• _What the exercise asks_: Skip every image and restate the data word for word.

• _Stored data_:
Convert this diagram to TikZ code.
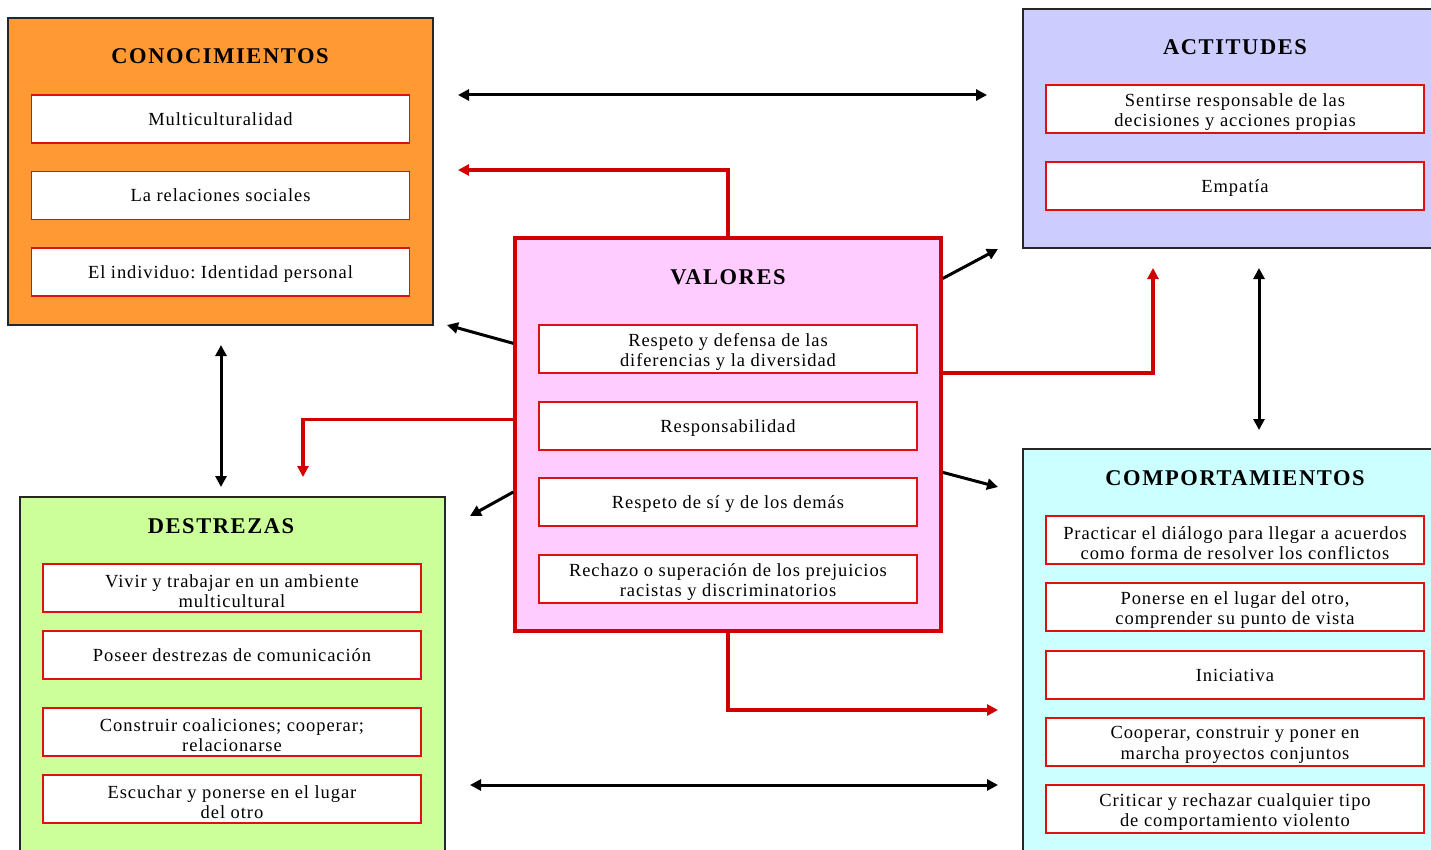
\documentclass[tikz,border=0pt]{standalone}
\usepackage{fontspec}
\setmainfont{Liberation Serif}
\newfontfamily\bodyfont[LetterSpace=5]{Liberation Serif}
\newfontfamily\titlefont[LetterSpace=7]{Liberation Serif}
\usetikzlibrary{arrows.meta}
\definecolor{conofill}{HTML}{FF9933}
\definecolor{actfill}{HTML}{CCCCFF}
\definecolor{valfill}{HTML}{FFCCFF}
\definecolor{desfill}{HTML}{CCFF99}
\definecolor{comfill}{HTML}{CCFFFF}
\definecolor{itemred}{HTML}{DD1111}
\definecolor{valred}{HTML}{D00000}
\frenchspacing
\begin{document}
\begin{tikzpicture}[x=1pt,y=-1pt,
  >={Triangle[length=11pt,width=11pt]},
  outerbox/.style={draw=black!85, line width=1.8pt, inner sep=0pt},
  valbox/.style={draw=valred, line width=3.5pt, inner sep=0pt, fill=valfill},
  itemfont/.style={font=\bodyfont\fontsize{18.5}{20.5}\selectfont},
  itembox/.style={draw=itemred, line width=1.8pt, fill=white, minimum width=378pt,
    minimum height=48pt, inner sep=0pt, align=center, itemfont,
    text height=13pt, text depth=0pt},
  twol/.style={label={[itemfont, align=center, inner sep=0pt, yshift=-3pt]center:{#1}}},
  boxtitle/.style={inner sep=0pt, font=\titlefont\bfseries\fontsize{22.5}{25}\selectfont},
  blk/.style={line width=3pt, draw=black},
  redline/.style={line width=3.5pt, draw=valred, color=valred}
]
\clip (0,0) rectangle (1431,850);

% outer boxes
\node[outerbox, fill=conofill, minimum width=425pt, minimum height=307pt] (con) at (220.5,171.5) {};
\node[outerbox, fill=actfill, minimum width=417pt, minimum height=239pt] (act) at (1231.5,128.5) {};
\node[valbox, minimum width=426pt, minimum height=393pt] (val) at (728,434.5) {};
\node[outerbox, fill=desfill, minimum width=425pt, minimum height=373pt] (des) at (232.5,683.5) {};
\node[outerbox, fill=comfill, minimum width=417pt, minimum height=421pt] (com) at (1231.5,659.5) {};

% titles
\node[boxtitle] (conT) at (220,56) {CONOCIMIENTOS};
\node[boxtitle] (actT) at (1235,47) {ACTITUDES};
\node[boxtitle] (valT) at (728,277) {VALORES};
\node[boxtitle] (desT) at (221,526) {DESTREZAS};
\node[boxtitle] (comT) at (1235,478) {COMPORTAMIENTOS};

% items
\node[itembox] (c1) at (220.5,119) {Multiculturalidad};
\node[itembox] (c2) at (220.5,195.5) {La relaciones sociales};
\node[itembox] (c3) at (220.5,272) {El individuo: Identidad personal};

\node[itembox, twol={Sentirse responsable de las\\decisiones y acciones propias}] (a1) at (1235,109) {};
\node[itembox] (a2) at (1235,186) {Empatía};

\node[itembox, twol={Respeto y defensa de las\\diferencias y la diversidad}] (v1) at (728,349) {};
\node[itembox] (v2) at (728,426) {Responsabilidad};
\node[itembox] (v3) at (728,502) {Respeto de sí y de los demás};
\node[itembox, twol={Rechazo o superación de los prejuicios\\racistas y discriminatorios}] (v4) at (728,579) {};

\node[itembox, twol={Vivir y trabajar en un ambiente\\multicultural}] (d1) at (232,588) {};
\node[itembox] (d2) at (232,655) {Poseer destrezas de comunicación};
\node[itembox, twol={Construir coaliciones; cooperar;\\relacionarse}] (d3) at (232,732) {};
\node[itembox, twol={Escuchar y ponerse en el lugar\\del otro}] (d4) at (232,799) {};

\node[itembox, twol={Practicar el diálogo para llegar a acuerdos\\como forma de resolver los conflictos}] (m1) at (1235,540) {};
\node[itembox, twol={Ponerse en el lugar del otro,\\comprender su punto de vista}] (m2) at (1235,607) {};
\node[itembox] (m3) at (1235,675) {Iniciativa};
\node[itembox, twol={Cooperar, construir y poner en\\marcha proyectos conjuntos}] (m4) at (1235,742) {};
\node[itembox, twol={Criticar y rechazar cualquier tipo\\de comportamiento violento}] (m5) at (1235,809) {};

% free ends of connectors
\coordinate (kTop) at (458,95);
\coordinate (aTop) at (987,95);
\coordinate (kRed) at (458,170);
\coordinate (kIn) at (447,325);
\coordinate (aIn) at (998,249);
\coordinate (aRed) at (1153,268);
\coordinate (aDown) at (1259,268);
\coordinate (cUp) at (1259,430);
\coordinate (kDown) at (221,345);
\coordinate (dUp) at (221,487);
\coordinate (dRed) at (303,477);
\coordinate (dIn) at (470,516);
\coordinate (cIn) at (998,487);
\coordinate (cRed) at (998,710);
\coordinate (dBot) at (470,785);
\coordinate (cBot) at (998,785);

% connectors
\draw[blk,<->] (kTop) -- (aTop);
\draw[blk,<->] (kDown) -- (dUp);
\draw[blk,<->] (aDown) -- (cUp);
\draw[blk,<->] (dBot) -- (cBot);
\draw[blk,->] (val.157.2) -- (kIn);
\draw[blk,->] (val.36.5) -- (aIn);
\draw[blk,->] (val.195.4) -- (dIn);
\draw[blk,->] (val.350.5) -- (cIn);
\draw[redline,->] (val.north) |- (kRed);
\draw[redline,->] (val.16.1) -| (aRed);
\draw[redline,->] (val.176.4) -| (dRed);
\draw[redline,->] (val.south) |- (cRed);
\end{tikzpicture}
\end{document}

• _Result_:
Convert this diagram to TikZ code.
\documentclass[tikz,border=0pt]{standalone}
\usepackage{fontspec}
\setmainfont{Liberation Serif}
\newfontfamily\bodyfont[LetterSpace=5]{Liberation Serif}
\newfontfamily\titlefont[LetterSpace=7]{Liberation Serif}
\usetikzlibrary{arrows.meta}
\definecolor{conofill}{HTML}{FF9933}
\definecolor{actfill}{HTML}{CCCCFF}
\definecolor{valfill}{HTML}{FFCCFF}
\definecolor{desfill}{HTML}{CCFF99}
\definecolor{comfill}{HTML}{CCFFFF}
\definecolor{itemred}{HTML}{DD1111}
\definecolor{valred}{HTML}{D00000}
\frenchspacing
\begin{document}
\begin{tikzpicture}[x=1pt,y=-1pt,
  >={Triangle[length=11pt,width=11pt]},
  outerbox/.style={draw=black!85, line width=1.8pt, inner sep=0pt},
  valbox/.style={draw=valred, line width=3.5pt, inner sep=0pt, fill=valfill},
  itemfont/.style={font=\bodyfont\fontsize{18.5}{20.5}\selectfont},
  itembox/.style={draw=itemred, line width=1.8pt, fill=white, minimum width=378pt,
    minimum height=48pt, inner sep=0pt, align=center, itemfont,
    text height=13pt, text depth=0pt},
  twol/.style={label={[itemfont, align=center, inner sep=0pt, yshift=-3pt]center:{#1}}},
  boxtitle/.style={inner sep=0pt, font=\titlefont\bfseries\fontsize{22.5}{25}\selectfont},
  blk/.style={line width=3pt, draw=black},
  redline/.style={line width=3.5pt, draw=valred, color=valred}
]
\clip (0,0) rectangle (1431,850);

% outer boxes
\node[outerbox, fill=conofill, minimum width=425pt, minimum height=307pt] (con) at (220.5,171.5) {};
\node[outerbox, fill=actfill, minimum width=417pt, minimum height=239pt] (act) at (1231.5,128.5) {};
\node[valbox, minimum width=426pt, minimum height=393pt] (val) at (728,434.5) {};
\node[outerbox, fill=desfill, minimum width=425pt, minimum height=373pt] (des) at (232.5,683.5) {};
\node[outerbox, fill=comfill, minimum width=417pt, minimum height=421pt] (com) at (1231.5,659.5) {};

% titles
\node[boxtitle] (conT) at (220,56) {CONOCIMIENTOS};
\node[boxtitle] (actT) at (1235,47) {ACTITUDES};
\node[boxtitle] (valT) at (728,277) {VALORES};
\node[boxtitle] (desT) at (221,526) {DESTREZAS};
\node[boxtitle] (comT) at (1235,478) {COMPORTAMIENTOS};

% items
\node[itembox] (c1) at (220.5,119) {Multiculturalidad};
\node[itembox] (c2) at (220.5,195.5) {La relaciones sociales};
\node[itembox] (c3) at (220.5,272) {El individuo: Identidad personal};

\node[itembox, twol={Sentirse responsable de las\\decisiones y acciones propias}] (a1) at (1235,109) {};
\node[itembox] (a2) at (1235,186) {Empatía};

\node[itembox, twol={Respeto y defensa de las\\diferencias y la diversidad}] (v1) at (728,349) {};
\node[itembox] (v2) at (728,426) {Responsabilidad};
\node[itembox] (v3) at (728,502) {Respeto de sí y de los demás};
\node[itembox, twol={Rechazo o superación de los prejuicios\\racistas y discriminatorios}] (v4) at (728,579) {};

\node[itembox, twol={Vivir y trabajar en un ambiente\\multicultural}] (d1) at (232,588) {};
\node[itembox] (d2) at (232,655) {Poseer destrezas de comunicación};
\node[itembox, twol={Construir coaliciones; cooperar;\\relacionarse}] (d3) at (232,732) {};
\node[itembox, twol={Escuchar y ponerse en el lugar\\del otro}] (d4) at (232,799) {};

\node[itembox, twol={Practicar el diálogo para llegar a acuerdos\\como forma de resolver los conflictos}] (m1) at (1235,540) {};
\node[itembox, twol={Ponerse en el lugar del otro,\\comprender su punto de vista}] (m2) at (1235,607) {};
\node[itembox] (m3) at (1235,675) {Iniciativa};
\node[itembox, twol={Cooperar, construir y poner en\\marcha proyectos conjuntos}] (m4) at (1235,742) {};
\node[itembox, twol={Criticar y rechazar cualquier tipo\\de comportamiento violento}] (m5) at (1235,809) {};

% free ends of connectors
\coordinate (kTop) at (458,95);
\coordinate (aTop) at (987,95);
\coordinate (kRed) at (458,170);
\coordinate (kIn) at (447,325);
\coordinate (aIn) at (998,249);
\coordinate (aRed) at (1153,268);
\coordinate (aDown) at (1259,268);
\coordinate (cUp) at (1259,430);
\coordinate (kDown) at (221,345);
\coordinate (dUp) at (221,487);
\coordinate (dRed) at (303,477);
\coordinate (dIn) at (470,516);
\coordinate (cIn) at (998,487);
\coordinate (cRed) at (998,710);
\coordinate (dBot) at (470,785);
\coordinate (cBot) at (998,785);

% connectors
\draw[blk,<->] (kTop) -- (aTop);
\draw[blk,<->] (kDown) -- (dUp);
\draw[blk,<->] (aDown) -- (cUp);
\draw[blk,<->] (dBot) -- (cBot);
\draw[blk,->] (val.157.2) -- (kIn);
\draw[blk,->] (val.36.5) -- (aIn);
\draw[blk,->] (val.195.4) -- (dIn);
\draw[blk,->] (val.350.5) -- (cIn);
\draw[redline,->] (val.north) |- (kRed);
\draw[redline,->] (val.16.1) -| (aRed);
\draw[redline,->] (val.176.4) -| (dRed);
\draw[redline,->] (val.south) |- (cRed);
\end{tikzpicture}
\end{document}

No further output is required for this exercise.